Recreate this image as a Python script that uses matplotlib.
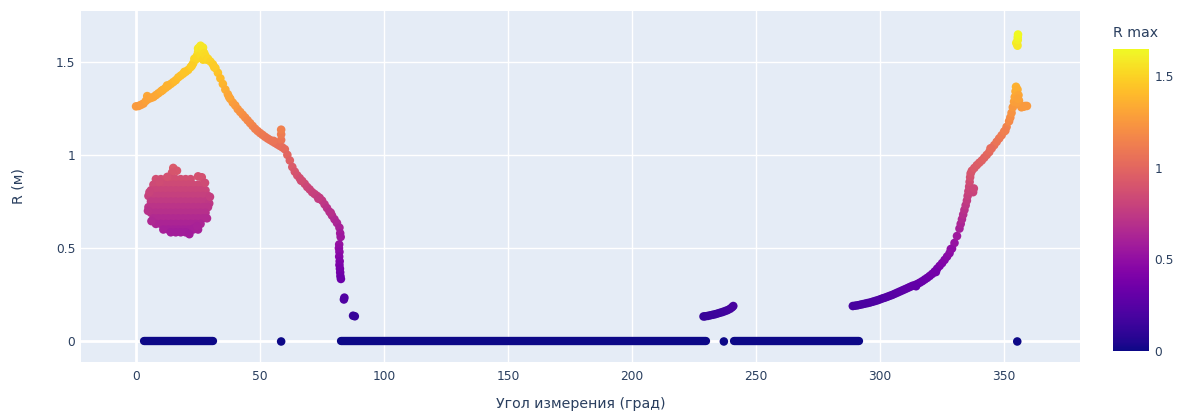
import numpy as np
import matplotlib
matplotlib.use('Agg')
import matplotlib.pyplot as plt

# --- upper arc, 0..88 deg (angle, R) ---
arc_angle = [0, 1, 2, 3, 4, 4.5, 5, 6, 7, 8, 9, 10, 10.5, 11, 12, 13, 14, 15, 16, 17,
             18, 19, 20, 21, 22, 23, 23.5, 24, 24.5, 25, 25, 25, 25.5, 26, 26, 26.5,
             27, 27, 27, 27.5, 28, 28.5, 29, 30, 31, 32, 33, 34, 35, 36, 37, 38, 39,
             40, 41, 42, 43, 44, 45, 46, 47, 48, 49, 50, 51, 52, 53, 54, 55, 56, 57,
             58, 58.5, 58.5, 58.5, 59, 60, 61, 62, 63, 64, 65, 66, 67, 68, 69, 70,
             71, 72, 73, 74, 75, 76, 77, 78, 79, 80, 81, 82, 82.3, 82.5, 81.9, 81.8,
             82.0, 81.9, 82.1, 82.0, 82.2, 82.3, 82.4, 82.6, 84.0, 83.8, 87.5, 88.2,
             12.5, 19.5, 22.5, 31.5, 37.5, 55.5, 66.5, 73.5, 78.5]
arc_r = [1.26, 1.262, 1.268, 1.275, 1.29, 1.315, 1.30, 1.305, 1.31, 1.32, 1.33, 1.34,
         1.345, 1.35, 1.36, 1.37, 1.38, 1.39, 1.40, 1.415, 1.425, 1.435, 1.445, 1.455,
         1.47, 1.49, 1.515, 1.51, 1.53, 1.55, 1.52, 1.57, 1.575, 1.585, 1.535, 1.565,
         1.555, 1.51, 1.575, 1.545, 1.53, 1.51, 1.515, 1.50, 1.485, 1.465, 1.44, 1.41,
         1.38, 1.35, 1.325, 1.30, 1.28, 1.265, 1.245, 1.23, 1.215, 1.20, 1.185, 1.17,
         1.155, 1.14, 1.128, 1.117, 1.107, 1.097, 1.088, 1.08, 1.072, 1.064, 1.056,
         1.048, 1.08, 1.11, 1.135, 1.04, 1.03, 1.00, 0.97, 0.935, 0.91, 0.89, 0.875,
         0.86, 0.845, 0.828, 0.815, 0.80, 0.79, 0.78, 0.77, 0.755, 0.735, 0.715,
         0.695, 0.675, 0.655, 0.635, 0.61, 0.58, 0.56, 0.52, 0.50, 0.48, 0.455, 0.43,
         0.41, 0.39, 0.37, 0.35, 0.335, 0.235, 0.225, 0.138, 0.135,
         1.372, 1.445, 1.478, 1.47, 1.31, 1.075, 0.862, 0.765, 0.69]

# --- cluster of returns near 5..30 deg ---
blob_angle = [15, 16.5, 14.5,
              8, 10, 12, 14, 16, 18, 20, 22, 25, 26.5,
              7, 9, 11, 13, 15, 17, 19, 21, 23, 25, 27,
              6, 8, 10, 12, 14, 16, 18, 20, 22, 24, 26, 28,
              5, 7, 9, 11, 13, 15, 17, 19, 21, 23, 25, 27, 29,
              6, 8, 10, 12, 14, 16, 18, 20, 22, 24, 26, 28, 29.5,
              5, 7, 9, 11, 13, 15, 17, 19, 21, 23, 25, 27, 29,
              6, 8, 10, 12, 14, 16, 18, 20, 22, 24, 26, 28,
              7, 9, 11, 13, 15, 17, 19, 21, 23, 25, 27,
              8, 10, 12, 14, 16, 18, 20, 22, 24, 26,
              11, 13, 15, 17, 19, 21, 23, 25,
              14, 16, 18, 20,
              5.4, 4.8, 29.8, 28.6, 23.2, 21.5, 24.6, 9.5, 12.6, 6.2, 27.8]
blob_r = [0.93, 0.915, 0.905,
          0.87, 0.87, 0.87, 0.87, 0.87, 0.87, 0.87, 0.87, 0.885, 0.88,
          0.84, 0.84, 0.84, 0.84, 0.84, 0.84, 0.84, 0.84, 0.84, 0.84, 0.84,
          0.81, 0.81, 0.81, 0.81, 0.81, 0.81, 0.81, 0.81, 0.81, 0.81, 0.81, 0.81,
          0.78, 0.78, 0.78, 0.78, 0.78, 0.78, 0.78, 0.78, 0.78, 0.78, 0.78, 0.78, 0.78,
          0.75, 0.75, 0.75, 0.75, 0.75, 0.75, 0.75, 0.75, 0.75, 0.75, 0.75, 0.75, 0.74,
          0.72, 0.72, 0.72, 0.72, 0.72, 0.72, 0.72, 0.72, 0.72, 0.72, 0.72, 0.72, 0.72,
          0.69, 0.69, 0.69, 0.69, 0.69, 0.69, 0.69, 0.69, 0.69, 0.69, 0.69, 0.69,
          0.66, 0.66, 0.66, 0.66, 0.66, 0.66, 0.66, 0.66, 0.66, 0.66, 0.66,
          0.63, 0.63, 0.63, 0.63, 0.63, 0.63, 0.63, 0.63, 0.63, 0.63,
          0.60, 0.60, 0.60, 0.60, 0.60, 0.60, 0.60, 0.60,
          0.585, 0.585, 0.585, 0.585,
          0.80, 0.70, 0.775, 0.66, 0.605, 0.575, 0.618, 0.855, 0.882, 0.645, 0.85]

# --- short segment near 229..241 deg ---
mid_angle = [228.8, 229.5, 230.5, 231.5, 232.5, 233.5, 234.5, 235.5, 236.5, 237.5,
             238.5, 239.5, 240.3, 240.8]
mid_r = [0.134, 0.135, 0.137, 0.14, 0.143, 0.146, 0.15, 0.154, 0.158, 0.163, 0.168,
         0.175, 0.183, 0.19]

# --- right rising curve 289..359 deg ---
right_angle = [289, 290, 291, 292, 293, 294, 295, 296, 297, 298, 299, 300, 301, 302,
               303, 304, 305, 306, 307, 308, 309, 310, 311, 312, 313, 314, 315, 316,
               317, 318, 319, 320, 321, 322, 323, 324, 325, 326, 327, 328, 329, 330,
               331, 332, 332.5, 333, 333.5, 334, 334.5, 335, 335.3, 335.6, 335.9,
               336.1, 336.3, 336.5, 337.5, 337.8, 337, 338, 339, 340, 341, 342, 343,
               344, 345, 346, 347, 348, 349, 350, 351, 352, 352.5, 353, 353.5, 354,
               354.3, 354.6, 354.8, 355.4, 355.8, 356, 356.3, 357, 357.8, 358.5,
               359.2, 355.3, 355.6,
               355.2, 354.9, 355.4, 355.5, 355.5, 355.6,
               314.5, 322.5, 328.5, 344.5, 350.5]
right_r = [0.19, 0.192, 0.194, 0.197, 0.20, 0.203, 0.206, 0.209, 0.213, 0.217, 0.221,
           0.226, 0.231, 0.235, 0.24, 0.245, 0.25, 0.256, 0.262, 0.268, 0.274, 0.28,
           0.286, 0.292, 0.298, 0.302, 0.308, 0.315, 0.323, 0.332, 0.341, 0.351,
           0.362, 0.375, 0.39, 0.405, 0.42, 0.437, 0.455, 0.473, 0.498, 0.528, 0.565,
           0.605, 0.63, 0.655, 0.68, 0.705, 0.73, 0.755, 0.78, 0.805, 0.83, 0.855,
           0.88, 0.90, 0.80, 0.82, 0.915, 0.93, 0.945, 0.958, 0.97, 0.985, 1.0, 1.015,
           1.035, 1.052, 1.07, 1.088, 1.105, 1.125, 1.15, 1.18, 1.2, 1.225, 1.255,
           1.285, 1.31, 1.34, 1.365, 1.35, 1.32, 1.29, 1.27, 1.255, 1.258, 1.262,
           1.262, 1.28, 1.30,
           1.595, 1.60, 1.585, 1.615, 1.63, 1.645,
           0.296, 0.372, 0.495, 1.035, 1.13]

# --- spans and single points where R = 0 ---
zero_spans = [(3.2, 31.0), (82.7, 229.8), (241.0, 291.5)]
zero_single = [58.5, 237.0, 355.3]

angles = np.array(arc_angle + blob_angle + mid_angle + right_angle)
r_vals = np.array(arc_r + blob_r + mid_r + right_r)

text_col = '#2a3f5f'
cmap = plt.get_cmap('plasma')
vmax = 1.65

fig = plt.figure(figsize=(11.79, 4.17), dpi=100)
ax = fig.add_axes([81 / 1179, 1 - 362 / 417, 999 / 1179, 351 / 417])
ax.set_facecolor('#E5ECF6')
for s in ax.spines.values():
    s.set_visible(False)

for gx in [50, 100, 150, 200, 250, 300, 350]:
    ax.axvline(gx, color='white', lw=1.0, zorder=0)
for gy in [0.5, 1, 1.5]:
    ax.axhline(gy, color='white', lw=1.0, zorder=0)
ax.axvline(0, color='white', lw=2.0, zorder=0)
ax.axhline(0, color='white', lw=2.0, zorder=0)

zero_col = cmap(0.0)
for a0, a1 in zero_spans:
    ax.plot([a0, a1], [0, 0], color=zero_col, lw=6.0, solid_capstyle='round', zorder=2)
ax.scatter(zero_single, [0] * len(zero_single), c=[0] * len(zero_single), cmap=cmap,
           vmin=0, vmax=vmax, s=38, linewidths=0, zorder=2)

sc = ax.scatter(angles, r_vals, c=r_vals, cmap=cmap, vmin=0, vmax=vmax, s=38,
                linewidths=0, zorder=3)

ax.set_xlim(-22.2, 380.6)
ax.set_ylim(-0.110, 1.771)
ax.set_xticks([0, 50, 100, 150, 200, 250, 300, 350])
ax.set_yticks([0, 0.5, 1, 1.5])
ax.set_yticklabels(['0', '0.5', '1', '1.5'])
ax.tick_params(length=0, labelsize=8.8, colors=text_col, pad=6)
ax.tick_params(axis='y', pad=4)
ax.set_xlabel('Угол измерения (град)', fontsize=10.2, color=text_col, labelpad=10)
ax.set_ylabel('R (м)', fontsize=10.2, color=text_col, labelpad=22)

cax = fig.add_axes([1113 / 1179, 1 - 351 / 417, 36 / 1179, 302 / 417])
cb = fig.colorbar(sc, cax=cax)
cb.outline.set_visible(False)
cb.set_ticks([0, 0.5, 1, 1.5])
cb.set_ticklabels(['0', '0.5', '1', '1.5'])
cax.tick_params(length=0, labelsize=8.8, colors=text_col, pad=4)
fig.text(1113 / 1179, 1 - 33 / 417, 'R max', fontsize=10.2, color=text_col,
         ha='left', va='center')

fig.savefig('out.png', dpi=100)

··········

§ **Challenge**:
Write down every line from the opening of the listing to the line with "import matplotlib.pyplot as plt", both included, and nothing else; the pictures are omitted.

§ **Task answer**:
Recreate this image as a Python script that uses matplotlib.
import numpy as np
import matplotlib
matplotlib.use('Agg')
import matplotlib.pyplot as plt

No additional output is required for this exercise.